[WHAT YOU HAVE TO DO] Output the data below in full, byte for byte. Nothing may differ.

[DATA SEGMENT]
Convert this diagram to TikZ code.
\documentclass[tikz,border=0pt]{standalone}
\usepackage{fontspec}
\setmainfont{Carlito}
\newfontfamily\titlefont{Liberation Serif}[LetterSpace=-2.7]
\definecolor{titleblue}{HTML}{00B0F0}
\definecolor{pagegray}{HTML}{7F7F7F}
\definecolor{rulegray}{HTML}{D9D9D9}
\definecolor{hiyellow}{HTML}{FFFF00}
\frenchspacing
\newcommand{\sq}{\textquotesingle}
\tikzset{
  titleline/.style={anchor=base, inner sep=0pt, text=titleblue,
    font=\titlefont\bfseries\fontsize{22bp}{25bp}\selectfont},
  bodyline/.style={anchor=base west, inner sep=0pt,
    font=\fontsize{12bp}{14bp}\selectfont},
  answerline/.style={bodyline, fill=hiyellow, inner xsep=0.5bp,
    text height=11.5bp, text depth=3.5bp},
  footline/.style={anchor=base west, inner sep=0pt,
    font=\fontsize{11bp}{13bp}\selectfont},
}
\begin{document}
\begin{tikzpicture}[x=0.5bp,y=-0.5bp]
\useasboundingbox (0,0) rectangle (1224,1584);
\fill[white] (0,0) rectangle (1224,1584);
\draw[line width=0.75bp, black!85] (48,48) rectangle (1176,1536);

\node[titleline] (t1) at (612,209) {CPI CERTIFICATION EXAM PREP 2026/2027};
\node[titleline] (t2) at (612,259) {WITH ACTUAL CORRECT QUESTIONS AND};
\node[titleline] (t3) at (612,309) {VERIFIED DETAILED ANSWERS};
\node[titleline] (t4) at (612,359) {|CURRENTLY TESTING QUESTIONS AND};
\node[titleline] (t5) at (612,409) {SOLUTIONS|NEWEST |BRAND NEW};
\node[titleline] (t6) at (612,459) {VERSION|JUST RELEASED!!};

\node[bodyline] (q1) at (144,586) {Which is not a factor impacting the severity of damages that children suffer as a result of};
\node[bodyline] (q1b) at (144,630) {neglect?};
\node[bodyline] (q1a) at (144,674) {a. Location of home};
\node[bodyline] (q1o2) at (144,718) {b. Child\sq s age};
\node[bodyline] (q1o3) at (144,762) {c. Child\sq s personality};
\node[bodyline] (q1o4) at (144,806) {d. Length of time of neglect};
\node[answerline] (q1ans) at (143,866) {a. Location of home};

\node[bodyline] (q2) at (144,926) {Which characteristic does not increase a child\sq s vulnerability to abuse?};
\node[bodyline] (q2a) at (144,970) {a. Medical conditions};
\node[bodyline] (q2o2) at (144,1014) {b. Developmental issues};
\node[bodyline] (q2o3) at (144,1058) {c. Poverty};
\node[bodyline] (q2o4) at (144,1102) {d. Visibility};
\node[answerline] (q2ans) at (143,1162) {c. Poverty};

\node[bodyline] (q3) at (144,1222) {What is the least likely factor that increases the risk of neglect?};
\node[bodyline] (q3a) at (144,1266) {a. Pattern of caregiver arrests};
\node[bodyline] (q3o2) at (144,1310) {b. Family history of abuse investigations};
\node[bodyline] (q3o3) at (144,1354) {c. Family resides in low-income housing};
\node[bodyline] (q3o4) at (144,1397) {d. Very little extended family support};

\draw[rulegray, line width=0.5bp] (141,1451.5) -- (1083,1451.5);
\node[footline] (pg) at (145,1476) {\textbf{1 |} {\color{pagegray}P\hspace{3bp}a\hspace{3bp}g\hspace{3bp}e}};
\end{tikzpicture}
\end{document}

[ANSWER TO THE PROBLEM]
Convert this diagram to TikZ code.
\documentclass[tikz,border=0pt]{standalone}
\usepackage{fontspec}
\setmainfont{Carlito}
\newfontfamily\titlefont{Liberation Serif}[LetterSpace=-2.7]
\definecolor{titleblue}{HTML}{00B0F0}
\definecolor{pagegray}{HTML}{7F7F7F}
\definecolor{rulegray}{HTML}{D9D9D9}
\definecolor{hiyellow}{HTML}{FFFF00}
\frenchspacing
\newcommand{\sq}{\textquotesingle}
\tikzset{
  titleline/.style={anchor=base, inner sep=0pt, text=titleblue,
    font=\titlefont\bfseries\fontsize{22bp}{25bp}\selectfont},
  bodyline/.style={anchor=base west, inner sep=0pt,
    font=\fontsize{12bp}{14bp}\selectfont},
  answerline/.style={bodyline, fill=hiyellow, inner xsep=0.5bp,
    text height=11.5bp, text depth=3.5bp},
  footline/.style={anchor=base west, inner sep=0pt,
    font=\fontsize{11bp}{13bp}\selectfont},
}
\begin{document}
\begin{tikzpicture}[x=0.5bp,y=-0.5bp]
\useasboundingbox (0,0) rectangle (1224,1584);
\fill[white] (0,0) rectangle (1224,1584);
\draw[line width=0.75bp, black!85] (48,48) rectangle (1176,1536);

\node[titleline] (t1) at (612,209) {CPI CERTIFICATION EXAM PREP 2026/2027};
\node[titleline] (t2) at (612,259) {WITH ACTUAL CORRECT QUESTIONS AND};
\node[titleline] (t3) at (612,309) {VERIFIED DETAILED ANSWERS};
\node[titleline] (t4) at (612,359) {|CURRENTLY TESTING QUESTIONS AND};
\node[titleline] (t5) at (612,409) {SOLUTIONS|NEWEST |BRAND NEW};
\node[titleline] (t6) at (612,459) {VERSION|JUST RELEASED!!};

\node[bodyline] (q1) at (144,586) {Which is not a factor impacting the severity of damages that children suffer as a result of};
\node[bodyline] (q1b) at (144,630) {neglect?};
\node[bodyline] (q1a) at (144,674) {a. Location of home};
\node[bodyline] (q1o2) at (144,718) {b. Child\sq s age};
\node[bodyline] (q1o3) at (144,762) {c. Child\sq s personality};
\node[bodyline] (q1o4) at (144,806) {d. Length of time of neglect};
\node[answerline] (q1ans) at (143,866) {a. Location of home};

\node[bodyline] (q2) at (144,926) {Which characteristic does not increase a child\sq s vulnerability to abuse?};
\node[bodyline] (q2a) at (144,970) {a. Medical conditions};
\node[bodyline] (q2o2) at (144,1014) {b. Developmental issues};
\node[bodyline] (q2o3) at (144,1058) {c. Poverty};
\node[bodyline] (q2o4) at (144,1102) {d. Visibility};
\node[answerline] (q2ans) at (143,1162) {c. Poverty};

\node[bodyline] (q3) at (144,1222) {What is the least likely factor that increases the risk of neglect?};
\node[bodyline] (q3a) at (144,1266) {a. Pattern of caregiver arrests};
\node[bodyline] (q3o2) at (144,1310) {b. Family history of abuse investigations};
\node[bodyline] (q3o3) at (144,1354) {c. Family resides in low-income housing};
\node[bodyline] (q3o4) at (144,1397) {d. Very little extended family support};

\draw[rulegray, line width=0.5bp] (141,1451.5) -- (1083,1451.5);
\node[footline] (pg) at (145,1476) {\textbf{1 |} {\color{pagegray}P\hspace{3bp}a\hspace{3bp}g\hspace{3bp}e}};
\end{tikzpicture}
\end{document}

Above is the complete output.